I would expect something similar in the case of Nordvest Fjord.  What we do know is that where the narrow Nordvest Fjord opens out in the vicinity of Syd Kap and the Bear Islands, there is a sudden shallowing of the water, as the bedrock floor rises to approx 400-500m below sea level.  This is very similar to the situation at the mouth of Sognefjord, where ice diffluence has been associated with a reduction in erosive capacity, as we can see on the diagram above.  We don't exactly see skerries at the junction between the deep fjord and the shallow fjord, but there are some grounds and small islets which make navigation difficult and dangerous, and as in the case of Sognefjord the fjord bed rises from c 1200m to just a few tens of metres over a distance of just 4 miles.  This is called the threshold, and it explains why there is relatively little water exchange in the murky depths of the fjord; vast quantities of water are simply trapped in what is in effect a gigantic elongated basin.
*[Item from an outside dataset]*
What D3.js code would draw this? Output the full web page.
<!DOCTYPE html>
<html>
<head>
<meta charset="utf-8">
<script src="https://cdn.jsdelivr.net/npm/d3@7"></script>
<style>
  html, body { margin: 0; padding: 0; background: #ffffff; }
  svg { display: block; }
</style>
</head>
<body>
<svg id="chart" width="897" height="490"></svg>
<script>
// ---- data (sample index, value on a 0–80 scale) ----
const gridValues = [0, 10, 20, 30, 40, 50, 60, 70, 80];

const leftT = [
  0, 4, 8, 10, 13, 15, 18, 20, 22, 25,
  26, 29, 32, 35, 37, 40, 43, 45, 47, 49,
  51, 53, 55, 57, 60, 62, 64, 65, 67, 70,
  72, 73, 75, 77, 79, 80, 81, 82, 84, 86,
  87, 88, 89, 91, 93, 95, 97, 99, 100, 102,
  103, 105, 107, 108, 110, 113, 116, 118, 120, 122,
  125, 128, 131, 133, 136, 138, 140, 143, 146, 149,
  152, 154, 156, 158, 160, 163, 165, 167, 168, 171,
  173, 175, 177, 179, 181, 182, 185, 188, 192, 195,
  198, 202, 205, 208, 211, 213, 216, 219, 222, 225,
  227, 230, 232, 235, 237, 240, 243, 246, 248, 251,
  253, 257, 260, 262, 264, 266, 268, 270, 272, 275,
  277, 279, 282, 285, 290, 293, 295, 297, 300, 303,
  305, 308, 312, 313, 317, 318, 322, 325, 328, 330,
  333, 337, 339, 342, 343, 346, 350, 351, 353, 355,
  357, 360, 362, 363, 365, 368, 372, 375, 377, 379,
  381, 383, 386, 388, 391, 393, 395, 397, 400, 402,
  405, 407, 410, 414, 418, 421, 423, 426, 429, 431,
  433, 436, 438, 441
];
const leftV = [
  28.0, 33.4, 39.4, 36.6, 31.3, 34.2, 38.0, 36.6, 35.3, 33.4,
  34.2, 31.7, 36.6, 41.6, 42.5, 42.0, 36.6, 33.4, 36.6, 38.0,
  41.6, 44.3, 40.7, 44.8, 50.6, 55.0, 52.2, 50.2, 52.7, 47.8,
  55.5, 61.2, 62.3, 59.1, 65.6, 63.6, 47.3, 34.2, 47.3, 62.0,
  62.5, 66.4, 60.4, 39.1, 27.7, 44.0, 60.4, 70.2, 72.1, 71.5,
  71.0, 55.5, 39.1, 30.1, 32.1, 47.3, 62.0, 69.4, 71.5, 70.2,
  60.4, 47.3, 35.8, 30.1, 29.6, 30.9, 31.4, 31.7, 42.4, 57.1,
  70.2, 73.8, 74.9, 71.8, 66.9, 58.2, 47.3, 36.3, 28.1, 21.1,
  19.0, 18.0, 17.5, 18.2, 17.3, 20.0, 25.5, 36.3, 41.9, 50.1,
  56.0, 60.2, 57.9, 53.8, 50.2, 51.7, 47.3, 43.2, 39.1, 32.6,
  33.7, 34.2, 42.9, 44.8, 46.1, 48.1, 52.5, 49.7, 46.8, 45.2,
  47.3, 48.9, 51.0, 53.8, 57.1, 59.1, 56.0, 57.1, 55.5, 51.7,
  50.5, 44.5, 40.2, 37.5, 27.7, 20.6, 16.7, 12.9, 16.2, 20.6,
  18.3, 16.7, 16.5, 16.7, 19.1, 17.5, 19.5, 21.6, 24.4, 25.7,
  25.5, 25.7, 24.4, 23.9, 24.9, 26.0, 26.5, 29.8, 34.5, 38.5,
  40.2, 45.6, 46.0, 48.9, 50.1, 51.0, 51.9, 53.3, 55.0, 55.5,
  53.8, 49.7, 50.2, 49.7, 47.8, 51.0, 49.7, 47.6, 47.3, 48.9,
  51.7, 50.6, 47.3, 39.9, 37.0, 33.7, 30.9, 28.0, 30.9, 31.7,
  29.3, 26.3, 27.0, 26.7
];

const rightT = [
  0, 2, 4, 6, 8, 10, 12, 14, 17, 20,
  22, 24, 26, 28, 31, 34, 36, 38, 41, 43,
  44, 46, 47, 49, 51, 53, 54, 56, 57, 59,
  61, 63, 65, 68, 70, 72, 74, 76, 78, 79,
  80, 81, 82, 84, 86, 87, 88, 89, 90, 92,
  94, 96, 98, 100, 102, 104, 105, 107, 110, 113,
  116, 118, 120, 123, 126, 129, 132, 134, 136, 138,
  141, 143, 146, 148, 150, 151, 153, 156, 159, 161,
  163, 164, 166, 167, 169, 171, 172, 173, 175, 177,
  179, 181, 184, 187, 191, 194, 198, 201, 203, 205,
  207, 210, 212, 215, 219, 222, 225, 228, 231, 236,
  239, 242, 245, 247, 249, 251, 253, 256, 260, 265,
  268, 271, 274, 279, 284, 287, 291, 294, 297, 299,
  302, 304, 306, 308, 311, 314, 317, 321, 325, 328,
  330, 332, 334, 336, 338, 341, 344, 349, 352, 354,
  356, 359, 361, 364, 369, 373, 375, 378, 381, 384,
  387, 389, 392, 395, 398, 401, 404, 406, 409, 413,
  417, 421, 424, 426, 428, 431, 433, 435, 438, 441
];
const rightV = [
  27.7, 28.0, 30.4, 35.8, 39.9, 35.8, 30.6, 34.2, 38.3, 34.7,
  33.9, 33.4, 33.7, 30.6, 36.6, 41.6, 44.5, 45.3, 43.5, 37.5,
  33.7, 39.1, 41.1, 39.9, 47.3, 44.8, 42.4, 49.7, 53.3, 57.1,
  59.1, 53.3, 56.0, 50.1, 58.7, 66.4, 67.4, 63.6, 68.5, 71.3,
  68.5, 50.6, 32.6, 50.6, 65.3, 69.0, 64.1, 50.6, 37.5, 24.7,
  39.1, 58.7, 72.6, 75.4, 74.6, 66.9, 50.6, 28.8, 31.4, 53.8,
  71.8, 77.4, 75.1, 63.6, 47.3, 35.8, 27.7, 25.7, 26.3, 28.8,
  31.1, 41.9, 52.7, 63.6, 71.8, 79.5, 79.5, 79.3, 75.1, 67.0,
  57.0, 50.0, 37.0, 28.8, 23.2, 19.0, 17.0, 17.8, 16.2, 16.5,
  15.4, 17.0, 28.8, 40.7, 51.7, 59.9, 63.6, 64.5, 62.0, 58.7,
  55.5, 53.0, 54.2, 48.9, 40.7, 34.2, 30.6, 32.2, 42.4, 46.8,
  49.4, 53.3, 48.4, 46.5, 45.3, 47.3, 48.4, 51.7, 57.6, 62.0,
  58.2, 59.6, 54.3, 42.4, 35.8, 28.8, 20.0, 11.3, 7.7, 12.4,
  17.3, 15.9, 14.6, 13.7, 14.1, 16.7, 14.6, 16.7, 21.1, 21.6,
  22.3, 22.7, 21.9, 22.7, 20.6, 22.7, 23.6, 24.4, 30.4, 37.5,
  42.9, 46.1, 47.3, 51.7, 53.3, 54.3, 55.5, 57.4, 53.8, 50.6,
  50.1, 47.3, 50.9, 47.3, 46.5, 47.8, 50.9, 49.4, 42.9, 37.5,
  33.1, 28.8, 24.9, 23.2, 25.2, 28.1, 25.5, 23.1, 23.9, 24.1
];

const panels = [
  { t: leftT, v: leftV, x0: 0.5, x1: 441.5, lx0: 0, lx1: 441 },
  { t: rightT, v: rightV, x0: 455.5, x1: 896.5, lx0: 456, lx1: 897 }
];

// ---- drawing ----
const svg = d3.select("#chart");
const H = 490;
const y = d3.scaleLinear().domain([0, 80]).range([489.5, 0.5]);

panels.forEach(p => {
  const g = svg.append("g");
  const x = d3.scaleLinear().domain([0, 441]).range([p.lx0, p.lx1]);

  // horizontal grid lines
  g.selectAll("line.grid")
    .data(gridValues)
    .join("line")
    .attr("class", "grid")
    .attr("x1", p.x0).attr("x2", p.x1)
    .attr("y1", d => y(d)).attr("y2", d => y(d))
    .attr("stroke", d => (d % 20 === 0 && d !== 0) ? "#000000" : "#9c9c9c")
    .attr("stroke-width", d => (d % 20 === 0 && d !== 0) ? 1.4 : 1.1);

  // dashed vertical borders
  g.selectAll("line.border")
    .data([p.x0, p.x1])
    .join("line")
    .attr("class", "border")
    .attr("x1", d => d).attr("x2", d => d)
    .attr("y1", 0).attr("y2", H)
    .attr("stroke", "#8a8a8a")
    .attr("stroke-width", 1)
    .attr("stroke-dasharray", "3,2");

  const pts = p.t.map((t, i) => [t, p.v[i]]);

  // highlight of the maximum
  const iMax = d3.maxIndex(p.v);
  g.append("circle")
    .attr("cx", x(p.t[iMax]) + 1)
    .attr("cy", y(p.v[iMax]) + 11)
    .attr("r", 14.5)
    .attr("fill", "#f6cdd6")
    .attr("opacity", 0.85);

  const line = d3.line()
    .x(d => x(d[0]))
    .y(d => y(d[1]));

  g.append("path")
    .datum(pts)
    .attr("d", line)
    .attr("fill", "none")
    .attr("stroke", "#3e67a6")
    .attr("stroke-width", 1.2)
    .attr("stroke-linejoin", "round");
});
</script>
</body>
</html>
Autumn colours at Syd Kap, where the fjord opens out into the wide expanse of Hall Bredning.
 
The uplands and icefields of Renland, with icebergs and the Bear Islands in the foreground.
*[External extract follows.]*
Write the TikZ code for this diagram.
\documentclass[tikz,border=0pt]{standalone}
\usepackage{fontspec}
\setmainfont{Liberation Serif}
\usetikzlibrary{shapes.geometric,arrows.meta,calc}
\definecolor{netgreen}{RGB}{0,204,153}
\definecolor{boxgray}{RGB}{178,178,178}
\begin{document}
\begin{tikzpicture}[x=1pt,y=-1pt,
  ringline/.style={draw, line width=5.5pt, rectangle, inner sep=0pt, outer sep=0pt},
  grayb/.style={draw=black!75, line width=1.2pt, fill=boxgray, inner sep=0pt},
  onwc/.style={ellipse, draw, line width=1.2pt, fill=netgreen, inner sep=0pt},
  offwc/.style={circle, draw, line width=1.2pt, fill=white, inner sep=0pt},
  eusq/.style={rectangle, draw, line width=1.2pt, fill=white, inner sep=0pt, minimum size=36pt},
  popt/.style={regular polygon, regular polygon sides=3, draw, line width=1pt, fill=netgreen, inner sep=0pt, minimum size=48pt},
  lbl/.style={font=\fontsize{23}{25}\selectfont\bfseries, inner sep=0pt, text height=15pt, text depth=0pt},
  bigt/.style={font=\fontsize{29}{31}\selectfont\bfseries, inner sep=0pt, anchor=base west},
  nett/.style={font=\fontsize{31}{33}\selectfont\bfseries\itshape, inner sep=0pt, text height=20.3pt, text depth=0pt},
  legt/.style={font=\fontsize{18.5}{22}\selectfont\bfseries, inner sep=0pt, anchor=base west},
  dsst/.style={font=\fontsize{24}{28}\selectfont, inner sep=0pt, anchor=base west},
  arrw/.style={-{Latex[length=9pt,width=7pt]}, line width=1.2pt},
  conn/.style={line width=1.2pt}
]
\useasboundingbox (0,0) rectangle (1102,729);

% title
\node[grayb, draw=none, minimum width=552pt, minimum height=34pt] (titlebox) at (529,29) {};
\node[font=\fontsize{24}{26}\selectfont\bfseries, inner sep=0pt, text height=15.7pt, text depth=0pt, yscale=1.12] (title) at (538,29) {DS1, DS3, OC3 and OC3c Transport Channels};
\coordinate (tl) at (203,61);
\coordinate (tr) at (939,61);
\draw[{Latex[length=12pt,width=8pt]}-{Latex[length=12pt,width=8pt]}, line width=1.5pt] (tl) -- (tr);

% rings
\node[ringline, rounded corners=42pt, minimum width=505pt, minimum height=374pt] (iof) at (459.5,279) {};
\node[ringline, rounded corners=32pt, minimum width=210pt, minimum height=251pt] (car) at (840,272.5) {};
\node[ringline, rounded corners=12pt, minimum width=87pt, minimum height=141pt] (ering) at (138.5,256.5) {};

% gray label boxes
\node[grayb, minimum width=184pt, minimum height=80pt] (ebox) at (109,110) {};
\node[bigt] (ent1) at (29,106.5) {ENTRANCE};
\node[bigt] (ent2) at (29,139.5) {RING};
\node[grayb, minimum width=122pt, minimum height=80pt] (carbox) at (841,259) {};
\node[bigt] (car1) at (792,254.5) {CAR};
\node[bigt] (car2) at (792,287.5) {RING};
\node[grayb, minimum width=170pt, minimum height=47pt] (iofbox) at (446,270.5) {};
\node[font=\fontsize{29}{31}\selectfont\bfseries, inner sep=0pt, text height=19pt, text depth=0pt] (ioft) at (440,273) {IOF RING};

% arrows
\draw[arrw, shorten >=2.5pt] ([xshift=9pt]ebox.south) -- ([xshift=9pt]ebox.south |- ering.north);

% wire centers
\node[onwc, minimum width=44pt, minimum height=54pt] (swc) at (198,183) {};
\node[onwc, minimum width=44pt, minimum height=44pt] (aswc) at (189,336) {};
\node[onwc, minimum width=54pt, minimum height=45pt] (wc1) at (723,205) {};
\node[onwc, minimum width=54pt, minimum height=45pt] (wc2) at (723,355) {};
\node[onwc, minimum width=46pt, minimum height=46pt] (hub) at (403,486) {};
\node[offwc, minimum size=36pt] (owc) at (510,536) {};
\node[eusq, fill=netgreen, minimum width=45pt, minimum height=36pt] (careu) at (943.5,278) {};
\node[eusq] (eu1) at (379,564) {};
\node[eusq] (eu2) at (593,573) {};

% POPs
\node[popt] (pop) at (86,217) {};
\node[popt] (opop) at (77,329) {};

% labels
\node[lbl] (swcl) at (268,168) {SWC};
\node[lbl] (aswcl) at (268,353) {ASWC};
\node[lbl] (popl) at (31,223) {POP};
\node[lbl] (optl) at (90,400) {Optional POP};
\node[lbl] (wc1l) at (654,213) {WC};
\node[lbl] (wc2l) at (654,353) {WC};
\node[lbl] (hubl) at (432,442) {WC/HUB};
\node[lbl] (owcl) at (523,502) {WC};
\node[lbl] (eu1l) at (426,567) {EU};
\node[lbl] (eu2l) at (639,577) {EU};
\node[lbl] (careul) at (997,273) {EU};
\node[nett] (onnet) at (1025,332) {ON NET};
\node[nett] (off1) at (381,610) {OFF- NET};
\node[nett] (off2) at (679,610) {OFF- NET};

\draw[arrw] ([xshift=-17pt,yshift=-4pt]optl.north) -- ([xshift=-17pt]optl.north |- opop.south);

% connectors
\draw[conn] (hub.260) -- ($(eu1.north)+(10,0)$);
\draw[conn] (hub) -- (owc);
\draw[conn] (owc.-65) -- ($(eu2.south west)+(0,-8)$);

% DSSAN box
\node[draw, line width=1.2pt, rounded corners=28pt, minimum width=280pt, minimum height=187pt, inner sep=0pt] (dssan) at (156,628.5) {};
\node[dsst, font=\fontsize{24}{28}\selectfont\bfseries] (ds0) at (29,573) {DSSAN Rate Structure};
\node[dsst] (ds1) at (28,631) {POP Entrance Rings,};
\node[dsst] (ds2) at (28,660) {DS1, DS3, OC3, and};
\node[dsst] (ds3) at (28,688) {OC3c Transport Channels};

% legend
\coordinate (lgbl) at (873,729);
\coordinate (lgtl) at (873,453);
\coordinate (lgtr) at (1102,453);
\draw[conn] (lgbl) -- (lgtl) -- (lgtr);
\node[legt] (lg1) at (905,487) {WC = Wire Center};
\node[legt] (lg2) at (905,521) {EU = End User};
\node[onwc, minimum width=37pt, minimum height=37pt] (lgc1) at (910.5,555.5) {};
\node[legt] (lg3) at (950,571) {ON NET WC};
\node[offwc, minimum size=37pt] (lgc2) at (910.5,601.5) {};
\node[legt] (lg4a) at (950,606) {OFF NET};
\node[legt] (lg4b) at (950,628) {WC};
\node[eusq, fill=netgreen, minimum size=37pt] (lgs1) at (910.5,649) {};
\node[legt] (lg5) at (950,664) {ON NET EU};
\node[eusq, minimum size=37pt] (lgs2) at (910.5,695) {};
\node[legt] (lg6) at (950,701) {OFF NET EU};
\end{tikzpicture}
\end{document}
Big tabular bergs in Scoresby Sund -- probably from either Daugaard Jensens Gletscher or one of the other ice sheet outlet glaciers.

Ice-smoothed slabs in Syd Kap Bay, with the waters of Hall Bredning beyond.

10 comments:

Anonymous said...

some beautiful photos there Brian!
PeteG

BRIAN JOHN said...

Not mine, I fear, Pete -- from my collection, picked up from all over the place. Full acknowledgement to Arctic Photo, Wikimedia Commons etc etc.....

snizan said...

yes - beautiful photos - but not made by brian - just stolen from commons. you should learn how to properly cite fotos from wikipedia. otherwise you may run into severe problems. sn.

BRIAN JOHN said...

Thanks Snizan. As I have indicated, the pics are not mine. They are not "stolen" from the commons -- those who place their pics on the commons assume they will be used. Where I know sources, I cite them. Mostly, I don't know where pics have come from -- I often pick them up third or fourth hand! See my post "on illustrations" -- it explains my policy. If anybody ever asks me to remove a pic, I will gladly do so. My photos are freely available for anybody to use, and I hope the source will be cited. But life is too short to check every usage!

Eren ÖZTEN said...

Thanks for the post, Brian!

Christy Stone said...

Dear Sir-
Is this the area that a young couple climbed a rock cliff call Ingmikortilag that was featured on a recent NGS TV special?
If so, is there any way you could direct me to a map of Eastern Greenland showing the
Scoresby Sound entrance, then this fjord's beginning leading to Ingmikortilag.
I was astonished that this area of our planet is almost untouched by humans.
Those Fjords are as breath-taking as the mountains and terrain.
Thank you.
Christy Stone

BRIAN JOHN said...

Thanks Christy

Yes, that fjord is an amazing place. We kayaked up the first part of the fjord, from Syd Kap bay to the bay at the western end of the Holger Danskes Briller trough. Seriously scary............ I have done a number of posts about the fjord -- use the search box to find them. I think Immikkoortilaq is higher up the fjord -- it's a very strange peninsula with precipitous flanks. Is that where the climbers went? Tell me more about the TV programme -- is it available on the web?

Christy Stone said...

Dear Mr. John-
The show was a 3-hour segment about climbing one of the only rock cliffs in our planet that no one else even attempted. I am going to try to download and send it to you. You may have to pay Hulu to watch it. The man's name was Alex Honnold and the young lady's name was Hazel Findlay.
They spent five days on the mountain. He was one of the first to climb El Capitan in Yellowstone solo. Your cliff was taller. It was an amazing story. If I cannot send you the two stories I want you may google "Artic Ascent" and the NGS (National Geographic Society)
will come up. It was the remoteness of that area that astounded me. The trek just to get there was what captured my attention. A whole lot of very scary obstacles to overcome. They carried a weapon (gun) in case of polar bears (just to frighten away).

Christy said...

I have tried to send you a couple of stories but it refuses to send as it asks for a proper e-mail address. What should I use?
I am 80 years old and new at this game.

BRIAN JOHN said...

Hello Christy

Is it asking you for your Email address, or mine? Haven't encountered that problem before.......... but if you want to post more comments, just carry on as you have done already!

I dug out some of that info about the guy who climbed El Capitan without ropes etc. He must be completely nuts! I saw some of the photos of the climb -- amazing!